An initiative supporting trap-free public lands has qualified for the November ballot in Montana.

Organizers of Initiative 177 gathered more than 24,175 signatures to qualify the proposal.

I-177 would prohibit the use of traps and snares for animals on any public lands within the state.

The initiative also establishes misdemeanor criminal penalties for violations of the trapping prohibitions.

However, I-177 does allow Montana Fish, Wildlife, and Parks to use certain traps on public land when necessary to protect public health and safety.

Republican State Senator Jennifer Fielder says she opposes the initiative.

“I think that it’s important to protect the rights of a sportsman to be able to utilize the land in different ways. And for Montanans to be able to hunt, fish, and trap in our state, it’s part of our heritage that we treasure,” said Fielder.
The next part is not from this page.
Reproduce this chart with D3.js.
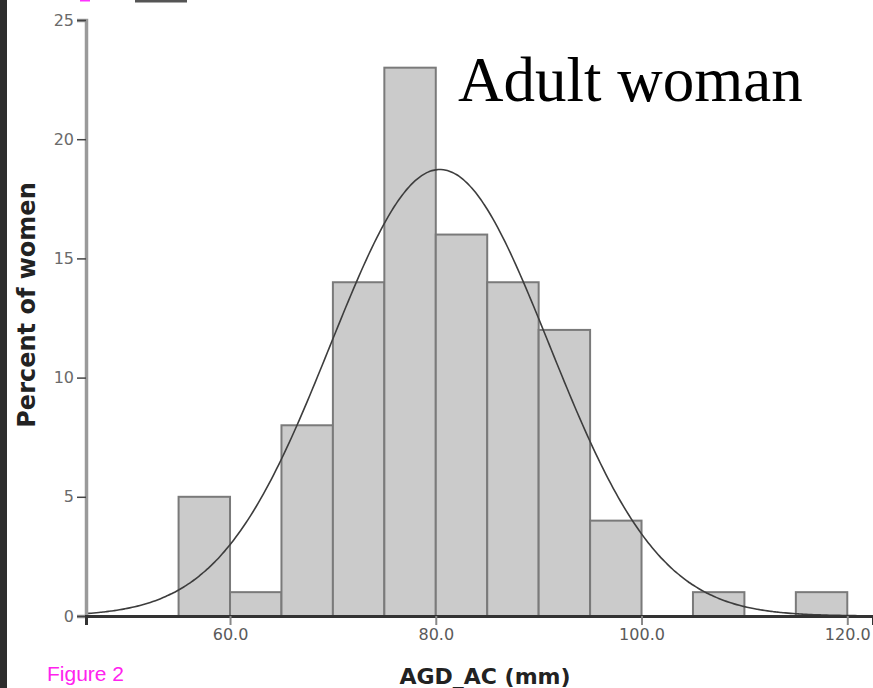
<!DOCTYPE html>
<html>
<head>
<meta charset="utf-8">
<script src="https://cdn.jsdelivr.net/npm/d3@7"></script>
<style>
  html, body { margin: 0; padding: 0; background: #fff; }
  svg { display: block; }
</style>
</head>
<body>
<svg id="chart" width="873" height="688"></svg>
<script>
// ---- data ----
const binStarts = [55, 60, 65, 70, 75, 80, 85, 90, 95, 100, 105, 110, 115];
const binWidth = 5;
const percents = [5, 1, 8, 14, 23, 16, 14, 12, 4, 0, 1, 0, 1];
const xTicks = [60, 80, 100, 120];
const yTicks = [0, 5, 10, 15, 20, 25];
const fitMean = 80.4;
const fitSd = 10.65;
const title = "Adult woman";
const xLabel = "AGD_AC (mm)";
const yLabel = "Percent of women";
const figLabel = "Figure 2";

const svg = d3.select("#chart");
const W = 873, H = 688;

const x = d3.scaleLinear().domain([46, 122.5]).range([86, 873]);
const y = d3.scaleLinear().domain([0, 25]).range([616, 20]);

// left dark strip
svg.append("rect").attr("x", 0).attr("y", 0).attr("width", 7).attr("height", H).attr("fill", "#2d2d2d");
// top remnants
svg.append("rect").attr("x", 135).attr("y", 0).attr("width", 52).attr("height", 2.5).attr("fill", "#555");
svg.append("rect").attr("x", 80).attr("y", 0).attr("width", 10).attr("height", 1.5).attr("fill", "#ff33ff");

// bars
svg.append("g").selectAll("rect")
  .data(binStarts.map((s, i) => ({ s, v: percents[i] })).filter(d => d.v > 0))
  .join("rect")
  .attr("x", d => x(d.s))
  .attr("y", d => y(d.v))
  .attr("width", d => x(d.s + binWidth) - x(d.s))
  .attr("height", d => y(0) - y(d.v))
  .attr("fill", "#cbcbcb")
  .attr("stroke", "#7a7a7a")
  .attr("stroke-width", 2);

// fitted normal curve
const scale = 100 * binWidth / (fitSd * Math.sqrt(2 * Math.PI));
const curvePts = d3.range(46, 122.6, 0.25).map(v => [v, scale * Math.exp(-0.5 * ((v - fitMean) / fitSd) ** 2)]);
svg.append("path")
  .datum(curvePts)
  .attr("fill", "none")
  .attr("stroke", "#3d3d3d")
  .attr("stroke-width", 1.6)
  .attr("d", d3.line().x(d => x(d[0])).y(d => y(d[1])).curve(d3.curveBasis));

// y axis
const yAxis = svg.append("g").attr("transform", `translate(${x(46)},0)`)
  .call(d3.axisLeft(y).tickValues(yTicks).tickSize(9).tickPadding(3).tickFormat(d3.format("d")));
yAxis.select(".domain").attr("stroke", "#9a9a9a").attr("stroke-width", 3.5);
yAxis.selectAll(".tick line").attr("stroke", "#444").attr("stroke-width", 1.5);
yAxis.selectAll(".tick text").attr("fill", "#6a6a6a").attr("font-family", "DejaVu Sans, sans-serif").attr("font-size", 16);

// x axis
const xAxis = svg.append("g").attr("transform", `translate(0,${y(0)})`)
  .call(d3.axisBottom(x).tickValues(xTicks).tickSize(9).tickPadding(4).tickFormat(d3.format(".1f")));
xAxis.select(".domain").attr("stroke", "#333").attr("stroke-width", 3);
xAxis.selectAll(".tick line").attr("stroke", "#888").attr("stroke-width", 2);
xAxis.selectAll(".tick text").attr("fill", "#5a5a5a").attr("font-family", "DejaVu Sans, sans-serif").attr("font-size", 16);

// labels
svg.append("text").attr("x", 485).attr("y", 684).attr("text-anchor", "middle")
  .attr("font-family", "DejaVu Sans, sans-serif").attr("font-weight", "bold").attr("font-size", 22).attr("fill", "#222")
  .text(xLabel);
svg.append("text").attr("transform", "translate(35,305) rotate(-90)").attr("text-anchor", "middle")
  .attr("font-family", "DejaVu Sans, sans-serif").attr("font-weight", "bold").attr("font-size", 24).attr("fill", "#222")
  .text(yLabel);
svg.append("text").attr("x", 47).attr("y", 681)
  .attr("font-family", "Liberation Sans, sans-serif").attr("font-size", 21).attr("fill", "#ff22ee")
  .text(figLabel);
svg.append("text").attr("x", 458).attr("y", 101)
  .attr("font-family", "Liberation Serif, serif").attr("font-size", 63).attr("fill", "#000")
  .text(title);
</script>
</body>
</html>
She noted, “Trapping is very similar to hunting, it’s a means of harvesting animals. And done properly it can be done quite humanely."

Members of Footloose Montana, a non-profit agency, are supporting the initiative and formed the ballot initiative committee.

Fielder said, “I think the animal rights groups mischaracterize it frequently to make it seem like it’s a horrendous thing.”

If this initiative passes in November, it will become effective immediately.

Here is the complete text of the proposal:

I-177 generally prohibits the use of traps and snares for animals on any public lands within Montana and establishes misdemeanor criminal penalties for violations of the trapping prohibitions.

I-177 allows the Montana Department of Fish, Wildlife, and Parks to use certain traps on public land when necessary if nonlethal methods have been tried and found ineffective.

I-177 allows trapping by public employees and their agents to protect public health and safety, protect livestock and property, or conduct specified scientific and wildlife management activities.

I-177, if passed by the electorate, will become effective immediately.

I-177 reduces approximately $61,380 of state funds annually, resulting from a loss of trapping license revenue.

In addition, the state will incur other costs associated with monitoring wolf populations and hiring additional full-time employees at the Department of Fish, Wildlife, and Parks.